In his distinguished and sometimes surprising career, pianist Mike Longo has established himself as an invaluable sideman, most notably with Dizzy Gillespie, and as a versatile leader of groups ranging from his 17-piece New York State of the Art Jazz Ensemble to his six-man eponymous Funk Band. Longo is also a master of the trio format, and he dedicates his new CD, "Step On It," to explorations of jazz standards in the company of two favorite trio-mates, bassist Bob Cranshaw and drummer Lewis Nash.

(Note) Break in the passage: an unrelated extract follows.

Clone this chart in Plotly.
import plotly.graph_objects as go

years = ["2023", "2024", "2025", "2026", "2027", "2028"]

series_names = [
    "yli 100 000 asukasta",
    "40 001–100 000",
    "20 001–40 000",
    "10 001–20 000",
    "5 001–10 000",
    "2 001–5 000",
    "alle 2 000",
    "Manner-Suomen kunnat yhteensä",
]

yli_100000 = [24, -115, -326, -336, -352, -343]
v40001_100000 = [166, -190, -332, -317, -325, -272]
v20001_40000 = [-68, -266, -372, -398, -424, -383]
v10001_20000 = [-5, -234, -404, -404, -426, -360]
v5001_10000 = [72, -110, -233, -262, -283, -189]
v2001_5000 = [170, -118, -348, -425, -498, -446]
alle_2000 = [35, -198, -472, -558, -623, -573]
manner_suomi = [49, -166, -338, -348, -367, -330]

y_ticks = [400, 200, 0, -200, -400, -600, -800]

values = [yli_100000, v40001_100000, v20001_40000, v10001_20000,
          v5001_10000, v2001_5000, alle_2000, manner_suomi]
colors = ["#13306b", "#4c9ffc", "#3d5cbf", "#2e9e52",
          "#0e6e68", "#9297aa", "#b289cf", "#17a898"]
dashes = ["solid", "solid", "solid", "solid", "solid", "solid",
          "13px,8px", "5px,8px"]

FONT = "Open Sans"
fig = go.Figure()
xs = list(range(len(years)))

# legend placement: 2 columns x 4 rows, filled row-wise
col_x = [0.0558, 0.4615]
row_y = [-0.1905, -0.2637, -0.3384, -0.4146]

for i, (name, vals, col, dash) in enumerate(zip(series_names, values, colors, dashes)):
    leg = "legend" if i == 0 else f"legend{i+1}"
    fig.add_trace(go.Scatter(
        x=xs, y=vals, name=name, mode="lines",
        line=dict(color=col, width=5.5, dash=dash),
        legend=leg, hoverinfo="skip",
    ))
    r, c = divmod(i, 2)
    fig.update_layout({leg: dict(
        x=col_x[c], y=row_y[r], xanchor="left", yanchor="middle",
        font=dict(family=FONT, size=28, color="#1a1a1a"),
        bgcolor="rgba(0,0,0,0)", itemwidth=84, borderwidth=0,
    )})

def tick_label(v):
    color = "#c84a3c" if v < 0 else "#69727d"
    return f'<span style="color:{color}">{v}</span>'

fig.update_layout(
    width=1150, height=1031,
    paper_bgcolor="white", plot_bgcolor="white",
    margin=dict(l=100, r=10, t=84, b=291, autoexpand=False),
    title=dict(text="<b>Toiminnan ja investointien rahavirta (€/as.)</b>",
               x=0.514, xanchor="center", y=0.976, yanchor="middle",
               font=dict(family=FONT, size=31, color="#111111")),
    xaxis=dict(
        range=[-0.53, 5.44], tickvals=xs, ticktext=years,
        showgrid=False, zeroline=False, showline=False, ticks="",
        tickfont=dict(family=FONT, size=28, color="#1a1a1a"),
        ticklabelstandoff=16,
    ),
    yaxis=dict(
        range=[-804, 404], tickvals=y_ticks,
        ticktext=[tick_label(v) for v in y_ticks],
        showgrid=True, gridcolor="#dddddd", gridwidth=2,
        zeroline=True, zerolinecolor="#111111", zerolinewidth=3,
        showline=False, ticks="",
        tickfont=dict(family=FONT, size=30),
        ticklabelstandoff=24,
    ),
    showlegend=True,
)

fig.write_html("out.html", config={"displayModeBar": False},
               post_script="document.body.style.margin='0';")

Longo’s label, Consolidated Artists Productions, will release the disc on March 4.

“To the average listener he is playing great jazz,” says producer Bob Magnuson of Longo, “but anyone who has followed the curve of his career hears the highly refined development of a consummate artist.”

The trio had previously been heard on "Sting Like a Bee" (2009), a Top 5 jazz radio staple, and its follow-up "To My Surprise" (2011), which added guest soloists Jimmy Owens and Lance Bryant. “We seem to have an enormous amount of rapport as a unit once the downbeat hits,” understates Longo. For Step On It, he rehearsed with Cranshaw and Nash for two hours the day before the recording: “We just ran down the heads so we would know the direction each composition would take and the concept of performing them.” Almost everything at the session was nailed in one take.

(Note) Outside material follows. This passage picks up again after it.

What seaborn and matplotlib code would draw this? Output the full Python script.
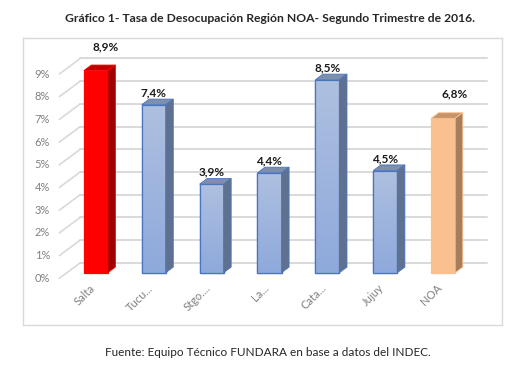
import numpy as np
import pandas as pd
import seaborn as sns
import matplotlib.pyplot as plt
from matplotlib.patches import Polygon

provincias = ["Salta", "Tucu...", "Stgo....", "La...", "Cata...", "Jujuy", "NOA"]
tasas = [8.9, 7.4, 3.9, 4.4, 8.5, 4.5, 6.8]
etiquetas = ["8,9%", "7,4%", "3,9%", "4,4%", "8,5%", "4,5%", "6,8%"]
niveles_y = list(range(10))
etiquetas_y = [f"{v}%" for v in niveles_y]

titulo = "Gráfico 1- Tasa de Desocupación Región NOA- Segundo Trimestre de 2016."
fuente = "Fuente: Equipo Técnico FUNDARA en base a datos del INDEC."

# colores: frente, techo, lateral
frente = ["#FF0000"] + ["#9FB5DC"] * 5 + ["#FAC08F"]
techo = ["#C00000"] + ["#7E8FAB"] * 5 + ["#C8956A"]
lateral = ["#A00000"] + ["#5F7191"] * 5 + ["#A67E5C"]
borde = ["#FF0000"] + ["#4A74C0"] * 5 + ["#FAC08F"]

# desplazamiento de etiquetas de datos en pixeles (x, y)
desp_etq = [(10, 24), (0, 12), (0, 12), (0, 12), (0, 12), (0, 12), (11, 24)]

df = pd.DataFrame({"prov": provincias, "tasa": tasas})

sns.set_style("white")
plt.rcParams["font.family"] = ["Lato", "DejaVu Sans"]

W, H = 529, 367
fig = plt.figure(figsize=(W / 100, H / 100), dpi=100)

# mapeo pixel -> datos (plano frontal de las barras)
x0px, paso_x = 95.8, 57.9
y0px, paso_y = 272.7, 22.7
caja = (22.7, 37.7, 502.0, 325.0)
ax = fig.add_axes([caja[0] / W, 1 - caja[3] / H, (caja[2] - caja[0]) / W, (caja[3] - caja[1]) / H])
xlim = ((caja[0] - x0px) / paso_x, (caja[2] - x0px) / paso_x)
ylim = ((y0px - caja[3]) / paso_y, (y0px - caja[1]) / paso_y)

# profundidad del piso y de las barras
DX, DY = 21 / paso_x, 15.6 / paso_y
f_bar = 0.36
bdx, bdy = DX * 0.36, DY * 0.36
frente_x, frente_y = -DX * f_bar, -DY * f_bar
fondo_x, fondo_y = DX * (1 - f_bar), DY * (1 - f_bar)
izq, der = -0.63, 6.387

for v in niveles_y:
    ax.plot([izq + DX, der + DX], [v + fondo_y, v + fondo_y], color="#D9D9D9", lw=1.4, zorder=0)
    ax.plot([izq, izq + DX], [v + frente_y, v + fondo_y], color="#D9D9D9", lw=1.2, zorder=0)
    ax.text(-0.79, v + frente_y, etiquetas_y[v], ha="right", va="center", fontsize=8, color="#808080")

sns.barplot(data=df, x="prov", y="tasa", hue="prov", palette=frente, width=0.415,
            legend=False, ax=ax, saturation=1, zorder=2)

for i, bar in enumerate(list(ax.patches)):
    x, w, h = bar.get_x(), bar.get_width(), bar.get_height()
    bar.set_edgecolor(borde[i])
    bar.set_linewidth(0.9)
    if 0 < i < 6:
        # degradado vertical en el frente
        grad = np.linspace(0, 1, 64).reshape(-1, 1)
        img = ax.imshow(grad, extent=(x, x + w, 0, h), origin="lower", aspect="auto",
                        cmap=sns.blend_palette(["#8EA9DB", "#AEC0E0"], as_cmap=True), zorder=2.1)
        img.set_clip_path(bar)
        ax.add_patch(Polygon([(x, 0), (x + w, 0), (x + w, h), (x, h)], closed=True,
                             fill=False, edgecolor=borde[i], lw=0.9, zorder=2.2))
    ax.add_patch(Polygon([(x, h), (x + w, h), (x + w + bdx, h + bdy), (x + bdx, h + bdy)],
                         closed=True, facecolor=techo[i], edgecolor=borde[i], lw=0.6, zorder=2.3))
    ax.add_patch(Polygon([(x + w, 0), (x + w + bdx, bdy), (x + w + bdx, h + bdy), (x + w, h)],
                         closed=True, facecolor=lateral[i], edgecolor=borde[i], lw=0.6, zorder=2.3))
    ax.annotate(etiquetas[i], (i, h), xytext=desp_etq[i], textcoords="offset pixels",
                ha="center", va="center", fontsize=8.5, fontweight="bold", color="#1A1A1A")

ax.set_xticks([])
ax.set_yticks([])
ax.set_xlabel("")
ax.set_ylabel("")
for i, nombre in enumerate(provincias):
    ax.text(i - 0.05, -0.6, nombre, ha="right", va="center", rotation=45,
            rotation_mode="anchor", fontsize=8, color="#808080")

ax.set_xlim(*xlim)
ax.set_ylim(*ylim)
for s in ax.spines.values():
    s.set_visible(True)
    s.set_color("#D9D9D9")
    s.set_linewidth(1.0)

fig.text(270 / W, 1 - 19 / H, titulo, ha="center", va="center", fontsize=8.7, fontweight="bold")
fig.text(268 / W, 1 - 353 / H, fuente, ha="center", va="center", fontsize=8.5)

fig.savefig("out.png", dpi=100)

Playing songs you’ve heard hundreds of times, Longo makes you think you’re hearing them for the first time. Wayne Shorter’s “Nefertiti,” a pensive modal classic by the Miles Davis Quintet, is transformed on Step On It into what Longo called “a real groove thing.” Joe Henderson's mini-tone poem, “Black Narcissus,” is pumped with energy. “We play it like a delicate waltz,” said the pianist. His polymetric threesome’s treatment of “Poinciana” was influenced not by Ahmad Jamal’s classic cocktail recording but the Four Freshmen’s textured, high-spirited rendition.

“Jazz is like a baseball game,” says Longo. “People say, oh man, I’ve seen all this before. But then you start playing, even with the least bit of preparation, and you find something new in the themes, the time conception, the band’s touch. The three of us all come from the same school of playing. We don’t know what’s gonna happen.”

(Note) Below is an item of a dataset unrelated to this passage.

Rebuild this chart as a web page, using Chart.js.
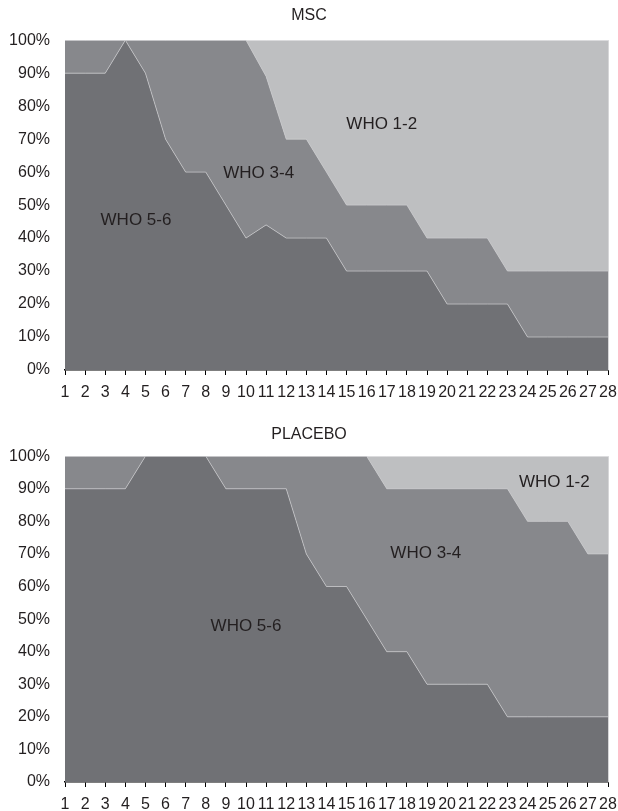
<!DOCTYPE html>
<html>
<head>
<meta charset="utf-8">
<script src="https://cdn.jsdelivr.net/npm/chart.js@4.4.1/dist/chart.umd.min.js"></script>
<style>
  body { margin: 0; background: #fff; }
  .grafico { position: relative; width: 618px; }
</style>
</head>
<body>
<div class="grafico" style="height:400px"><canvas id="graficoMsc"></canvas></div>
<div class="grafico" style="height:411px"><canvas id="graficoPlacebo"></canvas></div>
<script>
// dias de acompanhamento (eixo x)
const dias = ['1', '2', '3', '4', '5', '6', '7', '8', '9', '10', '11', '12', '13', '14',
  '15', '16', '17', '18', '19', '20', '21', '22', '23', '24', '25', '26', '27', '28'];

// MSC - % de pacientes em cada faixa WHO
const mscWho56 = [90, 90, 90, 100, 90, 70, 60, 60, 50, 40, 44, 40, 40, 40, 30, 30, 30, 30, 30, 20, 20, 20, 20, 10, 10, 10, 10, 10];
const mscWho34 = [10, 10, 10, 0, 10, 30, 40, 40, 50, 60, 45, 30, 30, 20, 20, 20, 20, 20, 10, 20, 20, 20, 10, 20, 20, 20, 20, 20];
const mscWho12 = [0, 0, 0, 0, 0, 0, 0, 0, 0, 0, 11, 30, 30, 40, 50, 50, 50, 50, 60, 60, 60, 60, 70, 70, 70, 70, 70, 70];

// PLACEBO
const placeboWho56 = [90, 90, 90, 90, 100, 100, 100, 100, 90, 90, 90, 90, 70, 60, 60, 50, 40, 40, 30, 30, 30, 30, 20, 20, 20, 20, 20, 20];
const placeboWho34 = [10, 10, 10, 10, 0, 0, 0, 0, 10, 10, 10, 10, 30, 40, 40, 50, 50, 50, 60, 60, 60, 60, 70, 60, 60, 60, 50, 50];
const placeboWho12 = [0, 0, 0, 0, 0, 0, 0, 0, 0, 0, 0, 0, 0, 0, 0, 0, 10, 10, 10, 10, 10, 10, 10, 20, 20, 20, 30, 30];

const nomesFaixas = ['WHO 5-6', 'WHO 3-4', 'WHO 1-2'];

const fonte = 'Liberation Sans, Arial, Helvetica, sans-serif';
const corTexto = '#231f20';
const coresFaixas = ['#707175', '#87888c', '#bebfc1'];

// rótulos escritos dentro das áreas (dia, %)
const rotulosMsc = [
  { texto: 'WHO 5-6', dia: 4.53, pct: 45.5 },
  { texto: 'WHO 3-4', dia: 10.63, pct: 59.6 },
  { texto: 'WHO 1-2', dia: 16.75, pct: 74.5 }
];
const rotulosPlacebo = [
  { texto: 'WHO 5-6', dia: 10.0, pct: 47.9 },
  { texto: 'WHO 3-4', dia: 18.94, pct: 70.1 },
  { texto: 'WHO 1-2', dia: 25.33, pct: 91.9 }
];

function pluginRotulos(rotulos) {
  return {
    id: 'rotulos',
    afterDatasetsDraw(chart) {
      const ctx = chart.ctx;
      const x = chart.scales.x;
      const y = chart.scales.y;
      const area = chart.chartArea;
      ctx.save();
      // borda clara do lado direito
      ctx.strokeStyle = '#d6d6d8';
      ctx.lineWidth = 1;
      ctx.beginPath();
      ctx.moveTo(area.right + 0.5, area.top);
      ctx.lineTo(area.right + 0.5, area.bottom);
      ctx.stroke();

      ctx.font = '17px ' + fonte;
      ctx.fillStyle = corTexto;
      ctx.textAlign = 'center';
      ctx.textBaseline = 'middle';
      rotulos.forEach(function (r) {
        ctx.fillText(r.texto, x.getPixelForValue(r.dia - 1), y.getPixelForValue(r.pct));
      });
      ctx.restore();
    }
  };
}

function areaWHO(id, titulo, faixas, rotulos, esp) {
  var ctx = document.getElementById(id).getContext('2d');
  var datasets = faixas.map(function (valores, i) {
    return {
      label: nomesFaixas[i],
      data: valores,
      backgroundColor: coresFaixas[i],
      fill: i === 0 ? 'origin' : '-1'
    };
  });
  return new Chart(ctx, {
    type: 'line',
    data: { labels: dias, datasets: datasets },
    options: {
      responsive: true,
      maintainAspectRatio: false,
      animation: false,
      elements: {
        point: { radius: 0 },
        line: { borderColor: 'rgba(205,205,208,0.7)', borderWidth: 1, tension: 0 }
      },
      layout: { padding: { left: 0, right: 0, top: 0, bottom: 0 } },
      plugins: {
        legend: { display: false },
        tooltip: { enabled: false },
        title: {
          display: true,
          text: titulo,
          color: corTexto,
          font: { family: fonte, size: 16, weight: 'normal' },
          padding: { top: esp.tituloCima, bottom: esp.tituloBaixo }
        }
      },
      scales: {
        x: {
          offset: false,
          grid: { display: true, drawOnChartArea: false, drawTicks: true, tickLength: 5, color: '#000', lineWidth: 1 },
          border: { display: true, color: '#000', width: 1.5 },
          ticks: { autoSkip: false, maxRotation: 0, padding: 8, color: corTexto, font: { family: fonte, size: 16 } },
          afterFit: function (escala) {
            escala.height = esp.alturaX;
            escala.paddingLeft = 0;
            escala.paddingRight = 10;
          }
        },
        y: {
          stacked: true,
          min: 0,
          max: 100,
          grid: { display: false, drawTicks: false },
          border: { display: false },
          ticks: {
            stepSize: 10,
            padding: 15,
            color: corTexto,
            font: { family: fonte, size: 16 },
            callback: function (v) { return v + '%'; }
          },
          afterFit: function (escala) { escala.width = 65; }
        }
      }
    },
    plugins: [pluginRotulos(rotulos)]
  });
}

areaWHO('graficoMsc', 'MSC', [mscWho56, mscWho34, mscWho12], rotulosMsc,
  { tituloCima: 6, tituloBaixo: 15, alturaX: 30 });
areaWHO('graficoPlacebo', 'PLACEBO', [placeboWho56, placeboWho34, placeboWho12], rotulosPlacebo,
  { tituloCima: 25, tituloBaixo: 12, alturaX: 29 });
</script>
</body>
</html>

Born in Cincinnati in 1939, Mike Longo was 8 when his family moved to Fort Lauderdale, Florida, where he crossed paths with (and got some early breaks from) Cannonball Adderley. He got “hooked on” Oscar Peterson and, in the fall of 1961, spent six intensive months in Toronto taking private lessons from the keyboard virtuoso. “I had to practice 13 hours a day,” he says, “but it was worth it.”

Back in New York, he accompanied such singing greats as Jimmy Rushing, Nancy Wilson, and Joe Williams. Serendipity struck at the Metropole, where Longo was performing downstairs with trumpeter Red Allen at the same time Dizzy Gillespie was leading his band in the room upstairs. During a break, Gillespie saw Longo perform and was impressed enough to name him as one of the best young talents around in the union magazine, International Musician.

Two years later, Gillespie saw Longo perform at Embers East; some months after that, Gillespie asked him to become his pianist after seeing Longo’s trio (with bass great Paul Chambers) back Roy Eldridge, a hero of Dizzy’s, at Embers West. Longo held down the piano chair in Gillespie’s quintet from 1966 to 1973 (following Kenny Barron). He became Dizzy’s music director, composer, arranger, and devoted blood brother, and continued working with the man long after going out on his own.

“When I first heard Dizzy and Charlie Parker’s music in the eighth grade, it was like listening to tape running backwards,” says Longo. “But something I heard stuck in my head, a certain sound in Dizzy’s playing. I had this weird dream in which I went to the piano and played that sound like I knew it, the sound of that place in his playing that was falling in a strange place in the time. Everything seemed different to me after that.”

Longo’s 1962 debut album, "A Jazz Portrait of Funny Girl," was one of numerous jazz-goes-Broadway collections released during that era. In the intervening years, he has amassed a deep body of originals, including a wide assortment written for or about Dizzy (“Matrix,” “Soul Kiss,” “Samba,” “I Miss You John,” and the orchestral work, A World of Gillespie). He also has enjoyed a successful second career as an educator and creator of instructional books and videos.


“One of the most important things I learned was discovering the place inside you where real music comes from,” says Longo. “You don’t really compose something, you uncover it. Dizzy used to say music is out there, waiting for someone to come get it.”